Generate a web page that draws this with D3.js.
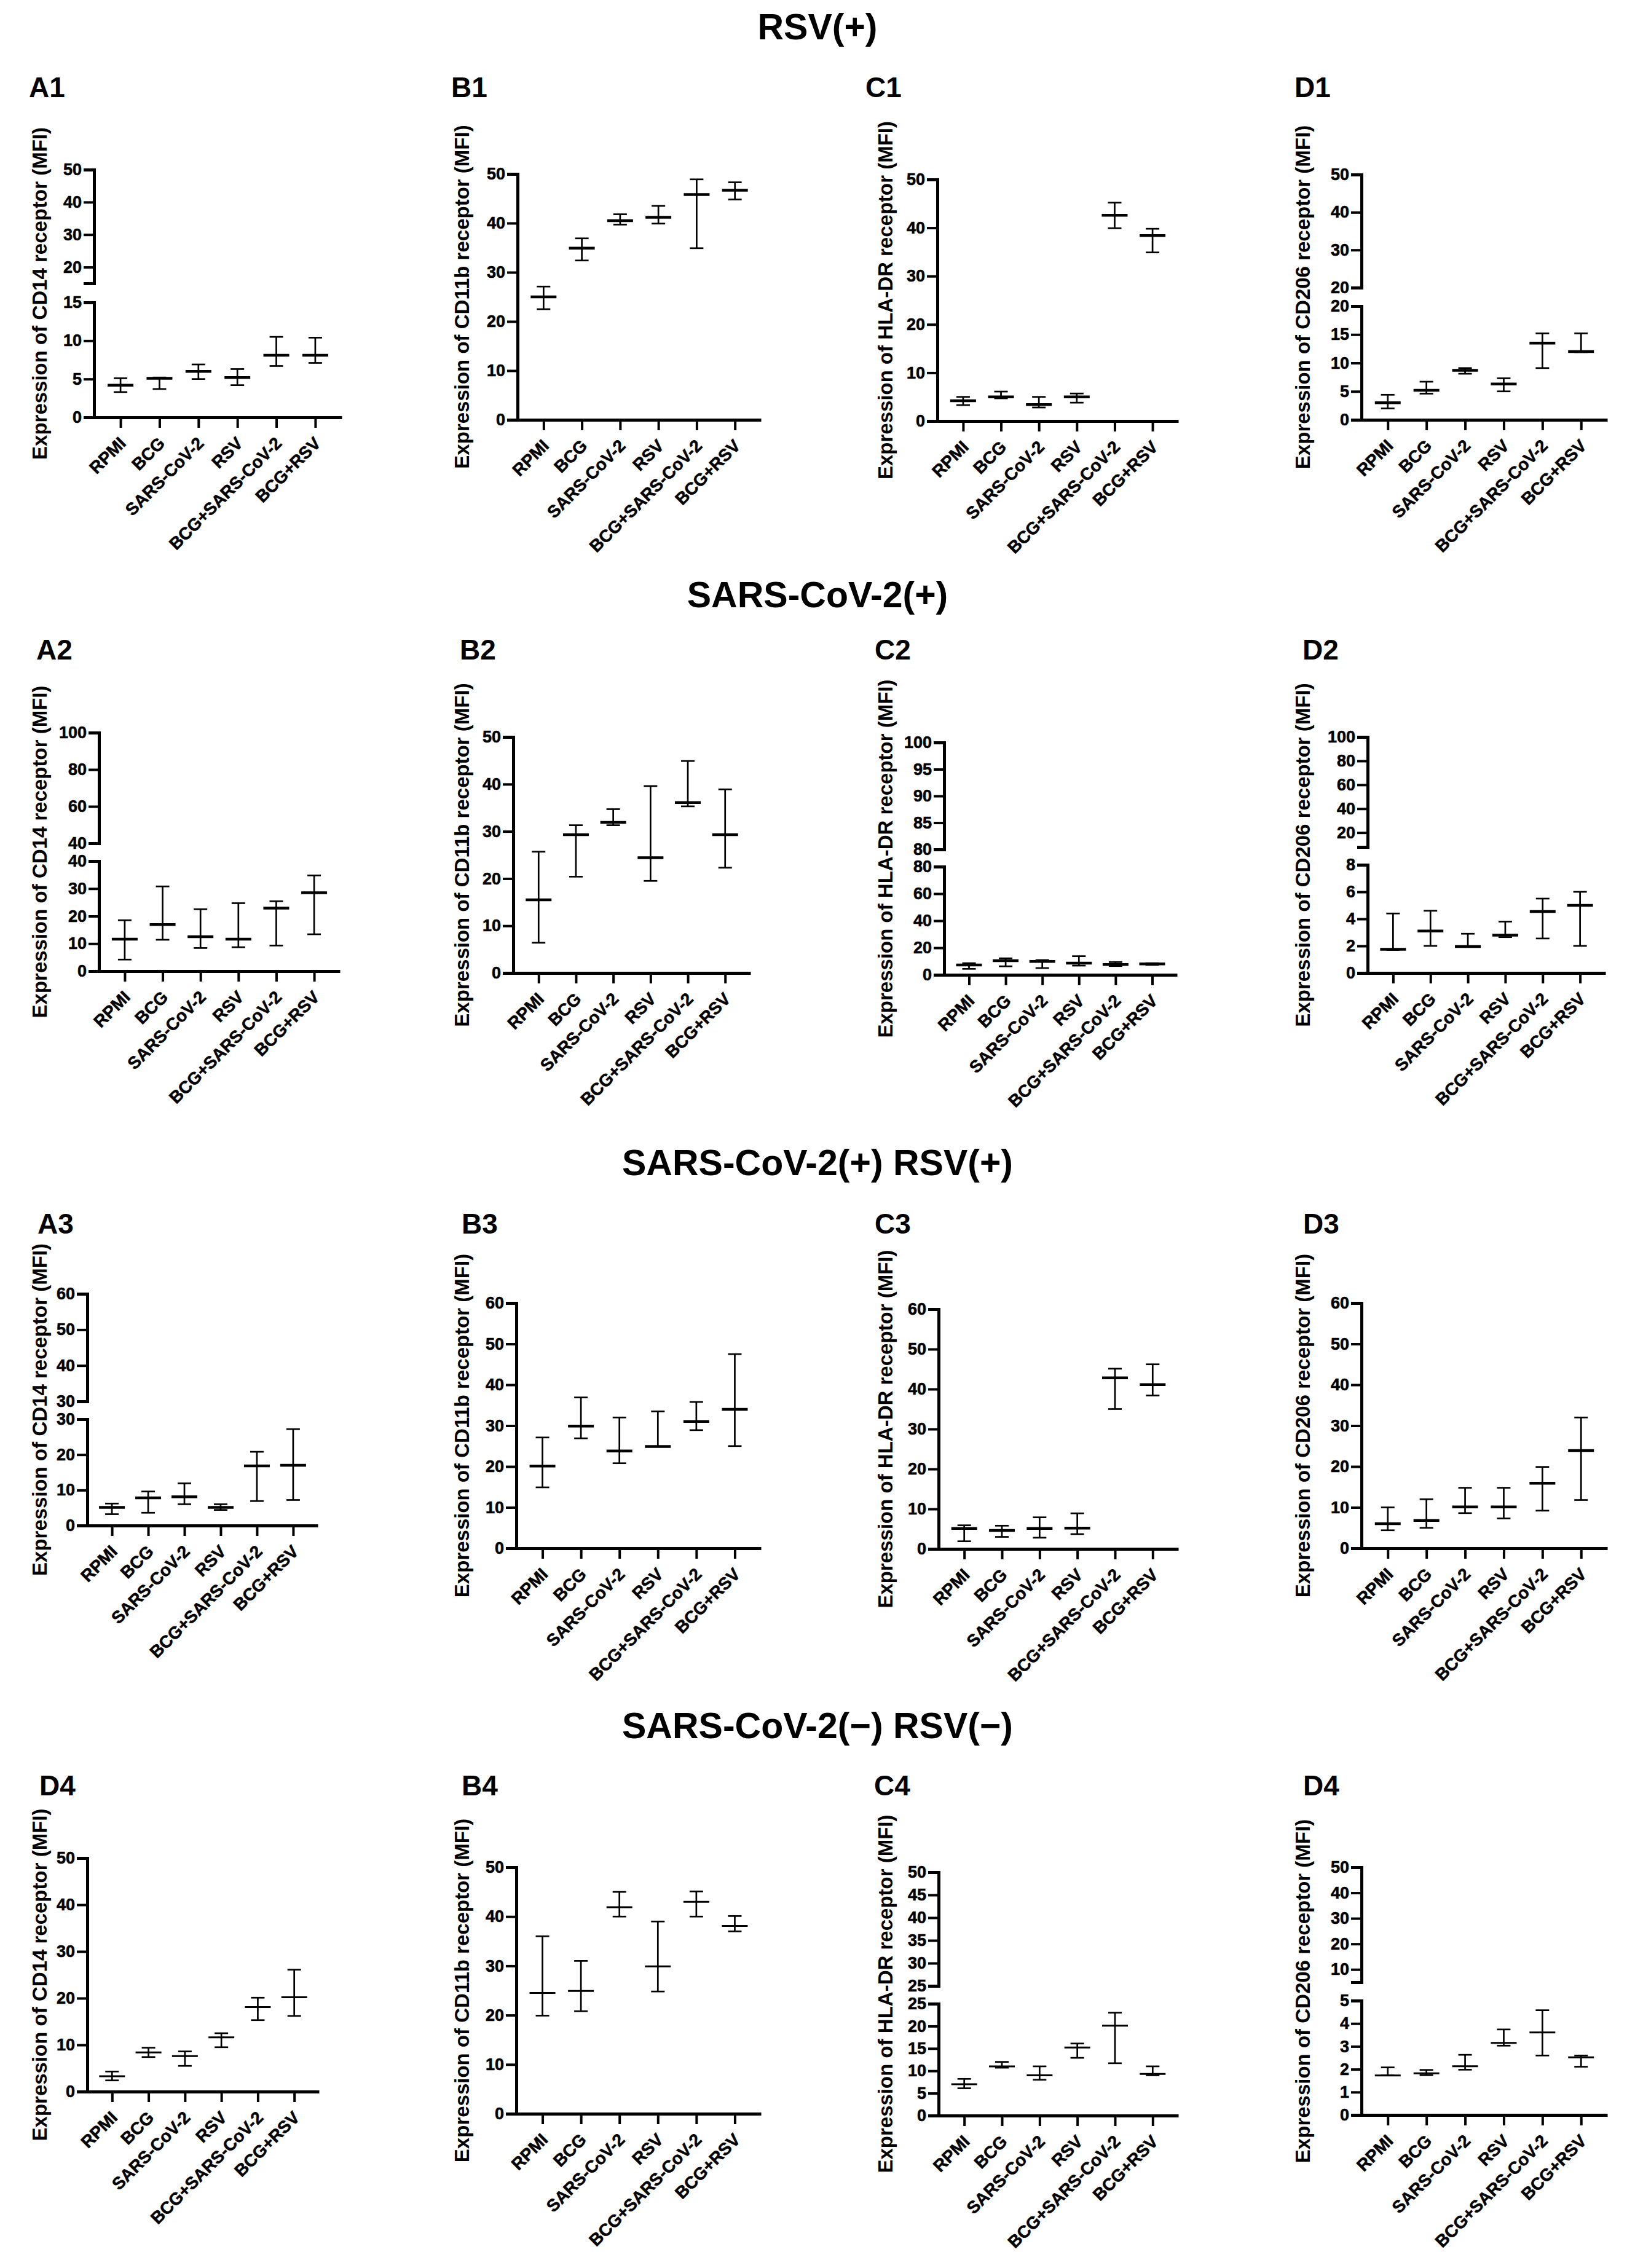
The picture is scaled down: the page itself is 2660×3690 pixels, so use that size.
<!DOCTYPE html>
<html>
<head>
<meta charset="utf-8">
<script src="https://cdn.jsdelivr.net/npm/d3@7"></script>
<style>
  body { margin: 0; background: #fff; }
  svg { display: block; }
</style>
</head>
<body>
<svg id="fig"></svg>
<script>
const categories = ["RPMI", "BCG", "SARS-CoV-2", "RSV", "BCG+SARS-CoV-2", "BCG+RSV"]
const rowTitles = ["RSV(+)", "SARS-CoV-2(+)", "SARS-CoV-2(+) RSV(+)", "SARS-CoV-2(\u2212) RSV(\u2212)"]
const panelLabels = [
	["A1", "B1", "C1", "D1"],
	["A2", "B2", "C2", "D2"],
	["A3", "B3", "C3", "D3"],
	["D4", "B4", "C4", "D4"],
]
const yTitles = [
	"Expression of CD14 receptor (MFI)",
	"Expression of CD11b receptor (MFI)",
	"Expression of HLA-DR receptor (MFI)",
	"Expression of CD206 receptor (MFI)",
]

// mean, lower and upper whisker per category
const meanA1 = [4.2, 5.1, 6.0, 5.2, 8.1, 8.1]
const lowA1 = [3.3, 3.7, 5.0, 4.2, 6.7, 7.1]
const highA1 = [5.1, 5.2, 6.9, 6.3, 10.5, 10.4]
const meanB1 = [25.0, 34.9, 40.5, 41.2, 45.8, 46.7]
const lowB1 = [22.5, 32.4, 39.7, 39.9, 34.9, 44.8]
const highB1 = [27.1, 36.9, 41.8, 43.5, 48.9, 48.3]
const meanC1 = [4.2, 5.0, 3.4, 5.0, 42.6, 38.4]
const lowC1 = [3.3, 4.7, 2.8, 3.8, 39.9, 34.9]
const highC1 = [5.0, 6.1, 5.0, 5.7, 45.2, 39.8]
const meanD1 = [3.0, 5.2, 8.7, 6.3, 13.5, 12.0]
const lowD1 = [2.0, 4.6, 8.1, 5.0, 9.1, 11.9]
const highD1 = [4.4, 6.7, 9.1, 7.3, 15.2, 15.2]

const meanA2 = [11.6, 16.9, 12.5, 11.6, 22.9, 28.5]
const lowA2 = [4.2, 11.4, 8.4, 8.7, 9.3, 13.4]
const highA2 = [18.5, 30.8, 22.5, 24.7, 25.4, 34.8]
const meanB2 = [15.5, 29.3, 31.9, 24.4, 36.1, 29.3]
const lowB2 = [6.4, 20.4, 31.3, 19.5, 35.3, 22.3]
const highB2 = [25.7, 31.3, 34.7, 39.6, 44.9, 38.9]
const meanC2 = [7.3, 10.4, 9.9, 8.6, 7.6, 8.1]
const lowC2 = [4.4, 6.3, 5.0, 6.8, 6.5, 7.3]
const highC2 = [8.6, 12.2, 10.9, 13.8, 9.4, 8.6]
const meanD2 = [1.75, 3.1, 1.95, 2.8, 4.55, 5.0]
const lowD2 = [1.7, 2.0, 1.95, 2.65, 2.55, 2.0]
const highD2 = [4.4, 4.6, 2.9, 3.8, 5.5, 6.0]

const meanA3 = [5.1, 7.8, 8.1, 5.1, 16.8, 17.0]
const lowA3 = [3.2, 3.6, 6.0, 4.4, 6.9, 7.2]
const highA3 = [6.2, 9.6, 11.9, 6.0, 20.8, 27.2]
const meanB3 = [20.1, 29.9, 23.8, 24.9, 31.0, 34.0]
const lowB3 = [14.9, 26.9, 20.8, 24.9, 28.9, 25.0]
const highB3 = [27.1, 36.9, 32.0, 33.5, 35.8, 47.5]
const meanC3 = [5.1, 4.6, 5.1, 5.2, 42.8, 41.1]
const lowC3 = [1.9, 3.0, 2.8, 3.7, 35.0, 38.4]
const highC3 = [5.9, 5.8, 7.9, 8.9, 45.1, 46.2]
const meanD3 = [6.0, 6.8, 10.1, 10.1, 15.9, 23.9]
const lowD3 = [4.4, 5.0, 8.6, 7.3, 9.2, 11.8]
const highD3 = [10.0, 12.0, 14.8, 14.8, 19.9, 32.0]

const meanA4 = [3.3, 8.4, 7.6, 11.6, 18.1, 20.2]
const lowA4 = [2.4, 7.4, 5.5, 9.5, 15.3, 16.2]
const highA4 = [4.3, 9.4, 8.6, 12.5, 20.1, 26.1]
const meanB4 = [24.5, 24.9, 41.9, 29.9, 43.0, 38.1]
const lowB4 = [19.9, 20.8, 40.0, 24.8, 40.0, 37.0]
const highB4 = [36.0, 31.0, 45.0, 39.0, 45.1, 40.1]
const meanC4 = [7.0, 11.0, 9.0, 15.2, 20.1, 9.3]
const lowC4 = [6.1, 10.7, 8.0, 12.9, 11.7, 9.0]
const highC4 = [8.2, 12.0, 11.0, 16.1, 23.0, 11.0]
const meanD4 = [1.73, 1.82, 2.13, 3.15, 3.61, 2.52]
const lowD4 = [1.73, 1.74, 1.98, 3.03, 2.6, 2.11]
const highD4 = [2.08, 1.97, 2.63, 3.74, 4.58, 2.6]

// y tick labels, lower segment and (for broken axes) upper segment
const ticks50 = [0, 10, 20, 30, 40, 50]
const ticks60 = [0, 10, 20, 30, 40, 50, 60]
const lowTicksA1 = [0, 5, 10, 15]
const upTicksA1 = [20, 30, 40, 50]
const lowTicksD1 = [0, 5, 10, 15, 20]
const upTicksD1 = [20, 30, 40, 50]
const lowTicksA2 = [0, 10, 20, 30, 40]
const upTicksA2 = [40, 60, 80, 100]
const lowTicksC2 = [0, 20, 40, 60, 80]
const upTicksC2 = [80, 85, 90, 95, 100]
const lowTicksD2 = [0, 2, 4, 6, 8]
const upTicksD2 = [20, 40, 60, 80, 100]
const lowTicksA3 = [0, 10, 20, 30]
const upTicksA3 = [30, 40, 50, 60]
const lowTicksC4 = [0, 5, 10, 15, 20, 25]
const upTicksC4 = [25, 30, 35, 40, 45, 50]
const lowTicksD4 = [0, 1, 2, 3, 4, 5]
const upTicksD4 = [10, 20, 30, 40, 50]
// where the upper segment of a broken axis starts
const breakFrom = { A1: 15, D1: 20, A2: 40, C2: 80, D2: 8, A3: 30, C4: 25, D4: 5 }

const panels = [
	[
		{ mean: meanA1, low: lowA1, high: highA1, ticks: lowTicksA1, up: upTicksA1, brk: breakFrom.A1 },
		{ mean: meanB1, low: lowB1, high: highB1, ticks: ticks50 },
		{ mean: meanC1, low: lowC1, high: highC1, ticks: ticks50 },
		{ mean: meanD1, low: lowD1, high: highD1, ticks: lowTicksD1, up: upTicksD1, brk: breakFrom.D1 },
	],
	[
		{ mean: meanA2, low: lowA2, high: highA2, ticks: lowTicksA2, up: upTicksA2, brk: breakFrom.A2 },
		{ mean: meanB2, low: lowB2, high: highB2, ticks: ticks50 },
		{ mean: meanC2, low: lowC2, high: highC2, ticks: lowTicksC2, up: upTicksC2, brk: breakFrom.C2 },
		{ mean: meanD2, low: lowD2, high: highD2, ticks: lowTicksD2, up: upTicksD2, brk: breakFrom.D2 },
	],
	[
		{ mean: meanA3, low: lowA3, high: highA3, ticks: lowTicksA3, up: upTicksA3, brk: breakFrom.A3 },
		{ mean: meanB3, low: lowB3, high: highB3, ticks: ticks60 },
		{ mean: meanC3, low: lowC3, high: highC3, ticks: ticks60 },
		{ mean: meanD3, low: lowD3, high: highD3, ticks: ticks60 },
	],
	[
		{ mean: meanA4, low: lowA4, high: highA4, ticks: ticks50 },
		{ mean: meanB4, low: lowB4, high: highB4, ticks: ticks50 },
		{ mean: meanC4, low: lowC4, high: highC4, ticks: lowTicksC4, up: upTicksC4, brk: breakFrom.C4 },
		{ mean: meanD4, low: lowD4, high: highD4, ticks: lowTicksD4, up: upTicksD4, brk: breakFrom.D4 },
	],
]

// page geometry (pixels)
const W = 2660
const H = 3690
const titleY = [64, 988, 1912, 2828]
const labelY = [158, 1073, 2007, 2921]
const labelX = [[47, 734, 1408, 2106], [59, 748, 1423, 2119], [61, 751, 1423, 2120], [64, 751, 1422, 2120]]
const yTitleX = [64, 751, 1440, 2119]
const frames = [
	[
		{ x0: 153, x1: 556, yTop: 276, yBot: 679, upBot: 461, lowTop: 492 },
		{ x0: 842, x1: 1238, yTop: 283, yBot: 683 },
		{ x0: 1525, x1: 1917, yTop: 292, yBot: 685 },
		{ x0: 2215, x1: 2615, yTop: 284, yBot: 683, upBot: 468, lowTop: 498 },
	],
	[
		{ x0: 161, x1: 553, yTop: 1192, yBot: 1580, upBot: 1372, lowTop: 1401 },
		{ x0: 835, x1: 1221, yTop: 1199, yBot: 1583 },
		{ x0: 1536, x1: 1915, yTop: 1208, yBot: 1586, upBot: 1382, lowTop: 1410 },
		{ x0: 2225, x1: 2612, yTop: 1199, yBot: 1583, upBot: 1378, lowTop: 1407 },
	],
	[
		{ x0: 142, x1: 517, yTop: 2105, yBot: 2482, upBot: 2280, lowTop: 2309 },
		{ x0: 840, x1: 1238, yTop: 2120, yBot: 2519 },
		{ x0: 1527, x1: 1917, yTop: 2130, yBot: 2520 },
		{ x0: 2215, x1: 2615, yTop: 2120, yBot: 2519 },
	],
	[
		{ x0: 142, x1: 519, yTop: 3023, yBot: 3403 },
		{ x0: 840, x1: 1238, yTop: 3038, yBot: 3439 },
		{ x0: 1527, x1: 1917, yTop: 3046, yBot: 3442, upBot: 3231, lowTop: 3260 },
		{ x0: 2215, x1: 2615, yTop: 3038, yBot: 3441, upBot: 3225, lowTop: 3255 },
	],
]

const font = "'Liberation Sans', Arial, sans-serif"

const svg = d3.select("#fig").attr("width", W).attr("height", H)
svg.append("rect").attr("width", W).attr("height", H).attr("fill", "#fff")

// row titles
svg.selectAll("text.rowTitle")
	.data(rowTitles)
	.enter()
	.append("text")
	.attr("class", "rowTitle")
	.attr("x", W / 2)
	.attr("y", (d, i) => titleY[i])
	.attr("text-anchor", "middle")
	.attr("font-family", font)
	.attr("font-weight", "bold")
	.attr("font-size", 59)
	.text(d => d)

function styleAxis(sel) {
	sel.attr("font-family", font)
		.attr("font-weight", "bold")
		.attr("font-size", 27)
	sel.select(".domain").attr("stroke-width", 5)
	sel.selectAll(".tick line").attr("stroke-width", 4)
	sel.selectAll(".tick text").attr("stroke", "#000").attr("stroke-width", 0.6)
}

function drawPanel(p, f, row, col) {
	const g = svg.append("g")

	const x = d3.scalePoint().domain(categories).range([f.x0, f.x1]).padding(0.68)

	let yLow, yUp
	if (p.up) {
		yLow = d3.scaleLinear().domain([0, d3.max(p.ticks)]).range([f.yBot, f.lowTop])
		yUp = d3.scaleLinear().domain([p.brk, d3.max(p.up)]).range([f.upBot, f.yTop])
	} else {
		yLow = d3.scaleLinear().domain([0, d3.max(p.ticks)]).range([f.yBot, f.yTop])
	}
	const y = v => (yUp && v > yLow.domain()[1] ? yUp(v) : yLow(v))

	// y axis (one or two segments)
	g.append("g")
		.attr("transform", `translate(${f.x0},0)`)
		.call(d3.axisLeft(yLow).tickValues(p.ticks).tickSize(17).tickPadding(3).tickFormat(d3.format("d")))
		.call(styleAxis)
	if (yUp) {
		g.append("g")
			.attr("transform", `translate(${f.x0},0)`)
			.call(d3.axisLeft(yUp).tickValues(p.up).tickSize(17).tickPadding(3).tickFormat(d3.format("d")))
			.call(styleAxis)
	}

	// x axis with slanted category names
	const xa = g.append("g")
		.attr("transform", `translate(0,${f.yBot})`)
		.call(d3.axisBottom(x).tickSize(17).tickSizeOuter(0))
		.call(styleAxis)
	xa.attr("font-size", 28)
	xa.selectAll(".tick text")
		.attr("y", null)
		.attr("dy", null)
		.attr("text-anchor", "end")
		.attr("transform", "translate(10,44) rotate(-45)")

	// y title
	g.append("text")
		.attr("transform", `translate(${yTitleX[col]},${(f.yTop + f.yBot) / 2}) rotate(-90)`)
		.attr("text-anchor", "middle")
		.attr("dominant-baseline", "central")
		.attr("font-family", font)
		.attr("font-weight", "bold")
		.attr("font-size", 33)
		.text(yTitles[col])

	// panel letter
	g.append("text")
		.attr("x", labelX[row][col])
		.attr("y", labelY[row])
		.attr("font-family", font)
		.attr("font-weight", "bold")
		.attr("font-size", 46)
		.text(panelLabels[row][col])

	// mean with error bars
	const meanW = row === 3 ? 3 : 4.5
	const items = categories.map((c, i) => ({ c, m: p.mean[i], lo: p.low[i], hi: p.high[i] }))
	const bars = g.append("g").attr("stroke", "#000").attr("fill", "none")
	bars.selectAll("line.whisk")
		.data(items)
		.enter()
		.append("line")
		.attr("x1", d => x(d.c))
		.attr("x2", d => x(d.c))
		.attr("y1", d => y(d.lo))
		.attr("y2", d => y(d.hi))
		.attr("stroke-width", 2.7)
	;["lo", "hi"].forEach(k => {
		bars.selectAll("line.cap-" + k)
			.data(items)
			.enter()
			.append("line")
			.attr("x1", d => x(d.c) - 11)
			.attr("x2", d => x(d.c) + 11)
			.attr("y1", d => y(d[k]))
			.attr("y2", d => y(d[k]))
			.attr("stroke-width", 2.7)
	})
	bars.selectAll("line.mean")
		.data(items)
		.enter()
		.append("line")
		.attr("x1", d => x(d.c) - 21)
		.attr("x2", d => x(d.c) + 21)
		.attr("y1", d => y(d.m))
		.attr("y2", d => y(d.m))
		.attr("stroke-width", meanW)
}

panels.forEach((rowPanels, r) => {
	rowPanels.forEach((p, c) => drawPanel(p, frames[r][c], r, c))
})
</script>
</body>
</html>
--------
Goal:
From the line containing "The picture is" down to the line containing "const highD2 = [4.4, 4.6, 2.9, 3.8, 5.5, 6.0]" in the material above, reproduce every line exactly, including the two end lines.

Solution:
The picture is scaled down: the page itself is 2660×3690 pixels, so use that size.
<!DOCTYPE html>
<html>
<head>
<meta charset="utf-8">
<script src="https://cdn.jsdelivr.net/npm/d3@7"></script>
<style>
  body { margin: 0; background: #fff; }
  svg { display: block; }
</style>
</head>
<body>
<svg id="fig"></svg>
<script>
const categories = ["RPMI", "BCG", "SARS-CoV-2", "RSV", "BCG+SARS-CoV-2", "BCG+RSV"]
const rowTitles = ["RSV(+)", "SARS-CoV-2(+)", "SARS-CoV-2(+) RSV(+)", "SARS-CoV-2(\u2212) RSV(\u2212)"]
const panelLabels = [
	["A1", "B1", "C1", "D1"],
	["A2", "B2", "C2", "D2"],
	["A3", "B3", "C3", "D3"],
	["D4", "B4", "C4", "D4"],
]
const yTitles = [
	"Expression of CD14 receptor (MFI)",
	"Expression of CD11b receptor (MFI)",
	"Expression of HLA-DR receptor (MFI)",
	"Expression of CD206 receptor (MFI)",
]

// mean, lower and upper whisker per category
const meanA1 = [4.2, 5.1, 6.0, 5.2, 8.1, 8.1]
const lowA1 = [3.3, 3.7, 5.0, 4.2, 6.7, 7.1]
const highA1 = [5.1, 5.2, 6.9, 6.3, 10.5, 10.4]
const meanB1 = [25.0, 34.9, 40.5, 41.2, 45.8, 46.7]
const lowB1 = [22.5, 32.4, 39.7, 39.9, 34.9, 44.8]
const highB1 = [27.1, 36.9, 41.8, 43.5, 48.9, 48.3]
const meanC1 = [4.2, 5.0, 3.4, 5.0, 42.6, 38.4]
const lowC1 = [3.3, 4.7, 2.8, 3.8, 39.9, 34.9]
const highC1 = [5.0, 6.1, 5.0, 5.7, 45.2, 39.8]
const meanD1 = [3.0, 5.2, 8.7, 6.3, 13.5, 12.0]
const lowD1 = [2.0, 4.6, 8.1, 5.0, 9.1, 11.9]
const highD1 = [4.4, 6.7, 9.1, 7.3, 15.2, 15.2]

const meanA2 = [11.6, 16.9, 12.5, 11.6, 22.9, 28.5]
const lowA2 = [4.2, 11.4, 8.4, 8.7, 9.3, 13.4]
const highA2 = [18.5, 30.8, 22.5, 24.7, 25.4, 34.8]
const meanB2 = [15.5, 29.3, 31.9, 24.4, 36.1, 29.3]
const lowB2 = [6.4, 20.4, 31.3, 19.5, 35.3, 22.3]
const highB2 = [25.7, 31.3, 34.7, 39.6, 44.9, 38.9]
const meanC2 = [7.3, 10.4, 9.9, 8.6, 7.6, 8.1]
const lowC2 = [4.4, 6.3, 5.0, 6.8, 6.5, 7.3]
const highC2 = [8.6, 12.2, 10.9, 13.8, 9.4, 8.6]
const meanD2 = [1.75, 3.1, 1.95, 2.8, 4.55, 5.0]
const lowD2 = [1.7, 2.0, 1.95, 2.65, 2.55, 2.0]
const highD2 = [4.4, 4.6, 2.9, 3.8, 5.5, 6.0]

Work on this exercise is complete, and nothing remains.